» **Record extracts**
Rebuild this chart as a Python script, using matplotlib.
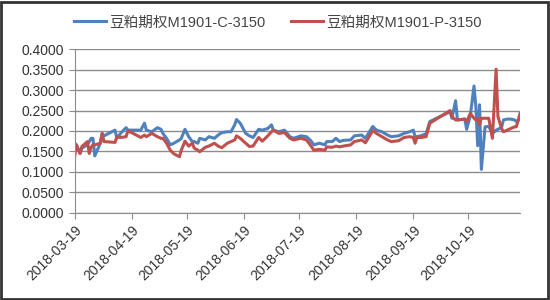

...

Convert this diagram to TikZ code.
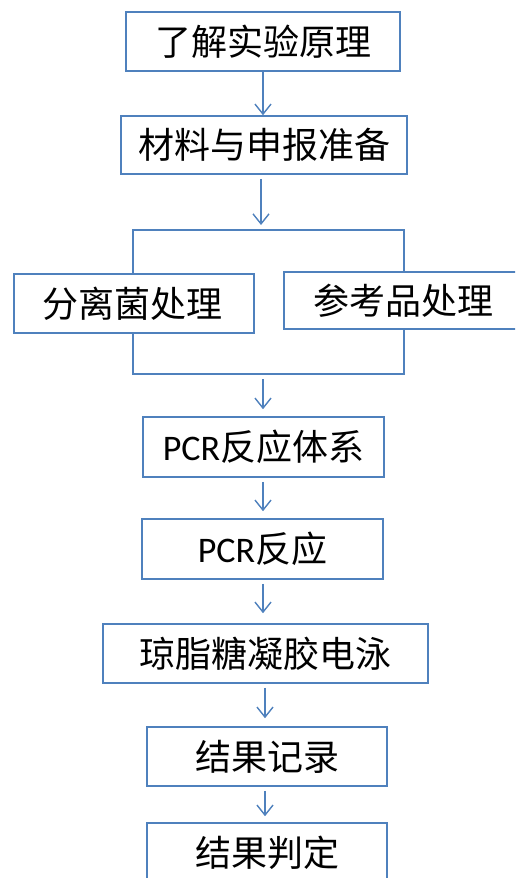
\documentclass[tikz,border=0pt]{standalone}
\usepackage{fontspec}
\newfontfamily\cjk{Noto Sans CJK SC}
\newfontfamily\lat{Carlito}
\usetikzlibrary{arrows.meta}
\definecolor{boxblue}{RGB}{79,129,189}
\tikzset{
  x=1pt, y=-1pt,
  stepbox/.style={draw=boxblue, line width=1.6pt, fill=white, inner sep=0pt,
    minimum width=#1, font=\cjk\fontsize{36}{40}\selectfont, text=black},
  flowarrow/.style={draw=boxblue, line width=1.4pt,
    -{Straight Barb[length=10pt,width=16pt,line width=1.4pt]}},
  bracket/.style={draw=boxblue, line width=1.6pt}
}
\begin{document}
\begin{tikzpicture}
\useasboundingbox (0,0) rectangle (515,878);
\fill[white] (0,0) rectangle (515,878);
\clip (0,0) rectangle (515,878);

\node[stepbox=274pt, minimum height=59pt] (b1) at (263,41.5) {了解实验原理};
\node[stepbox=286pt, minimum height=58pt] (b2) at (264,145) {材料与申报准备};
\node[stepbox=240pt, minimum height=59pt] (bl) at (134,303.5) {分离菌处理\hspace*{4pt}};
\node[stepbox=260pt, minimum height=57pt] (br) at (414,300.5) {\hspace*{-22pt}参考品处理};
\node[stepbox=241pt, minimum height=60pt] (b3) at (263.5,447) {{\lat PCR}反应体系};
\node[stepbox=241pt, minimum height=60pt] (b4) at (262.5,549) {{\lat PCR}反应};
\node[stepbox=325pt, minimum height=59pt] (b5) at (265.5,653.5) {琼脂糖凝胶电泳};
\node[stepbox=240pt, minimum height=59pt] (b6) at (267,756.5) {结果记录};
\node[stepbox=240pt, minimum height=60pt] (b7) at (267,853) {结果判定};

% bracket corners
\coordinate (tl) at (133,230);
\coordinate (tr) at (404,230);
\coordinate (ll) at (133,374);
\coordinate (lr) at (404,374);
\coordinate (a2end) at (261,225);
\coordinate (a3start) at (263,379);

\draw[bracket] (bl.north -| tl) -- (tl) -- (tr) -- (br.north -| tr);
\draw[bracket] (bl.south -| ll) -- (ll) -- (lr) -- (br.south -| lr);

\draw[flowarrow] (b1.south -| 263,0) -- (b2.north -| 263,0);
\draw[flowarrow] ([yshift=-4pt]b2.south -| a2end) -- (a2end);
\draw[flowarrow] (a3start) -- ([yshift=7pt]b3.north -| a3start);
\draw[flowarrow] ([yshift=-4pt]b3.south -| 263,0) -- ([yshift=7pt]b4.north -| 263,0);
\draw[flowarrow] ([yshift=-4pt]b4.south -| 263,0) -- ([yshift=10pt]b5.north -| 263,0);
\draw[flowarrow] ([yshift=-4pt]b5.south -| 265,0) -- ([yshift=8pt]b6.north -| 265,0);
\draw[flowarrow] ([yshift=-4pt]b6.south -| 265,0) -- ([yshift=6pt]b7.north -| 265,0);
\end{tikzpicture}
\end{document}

» **Exercise prompt**
Can you give again only the lines between the one containing "Convert this diagram to TikZ code." and the one containing "(a3start) at (263,379);", counting both, exactly as they appear and without any pictures?

» **Written response**
Convert this diagram to TikZ code.
\documentclass[tikz,border=0pt]{standalone}
\usepackage{fontspec}
\newfontfamily\cjk{Noto Sans CJK SC}
\newfontfamily\lat{Carlito}
\usetikzlibrary{arrows.meta}
\definecolor{boxblue}{RGB}{79,129,189}
\tikzset{
  x=1pt, y=-1pt,
  stepbox/.style={draw=boxblue, line width=1.6pt, fill=white, inner sep=0pt,
    minimum width=#1, font=\cjk\fontsize{36}{40}\selectfont, text=black},
  flowarrow/.style={draw=boxblue, line width=1.4pt,
    -{Straight Barb[length=10pt,width=16pt,line width=1.4pt]}},
  bracket/.style={draw=boxblue, line width=1.6pt}
}
\begin{document}
\begin{tikzpicture}
\useasboundingbox (0,0) rectangle (515,878);
\fill[white] (0,0) rectangle (515,878);
\clip (0,0) rectangle (515,878);

\node[stepbox=274pt, minimum height=59pt] (b1) at (263,41.5) {了解实验原理};
\node[stepbox=286pt, minimum height=58pt] (b2) at (264,145) {材料与申报准备};
\node[stepbox=240pt, minimum height=59pt] (bl) at (134,303.5) {分离菌处理\hspace*{4pt}};
\node[stepbox=260pt, minimum height=57pt] (br) at (414,300.5) {\hspace*{-22pt}参考品处理};
\node[stepbox=241pt, minimum height=60pt] (b3) at (263.5,447) {{\lat PCR}反应体系};
\node[stepbox=241pt, minimum height=60pt] (b4) at (262.5,549) {{\lat PCR}反应};
\node[stepbox=325pt, minimum height=59pt] (b5) at (265.5,653.5) {琼脂糖凝胶电泳};
\node[stepbox=240pt, minimum height=59pt] (b6) at (267,756.5) {结果记录};
\node[stepbox=240pt, minimum height=60pt] (b7) at (267,853) {结果判定};

% bracket corners
\coordinate (tl) at (133,230);
\coordinate (tr) at (404,230);
\coordinate (ll) at (133,374);
\coordinate (lr) at (404,374);
\coordinate (a2end) at (261,225);
\coordinate (a3start) at (263,379);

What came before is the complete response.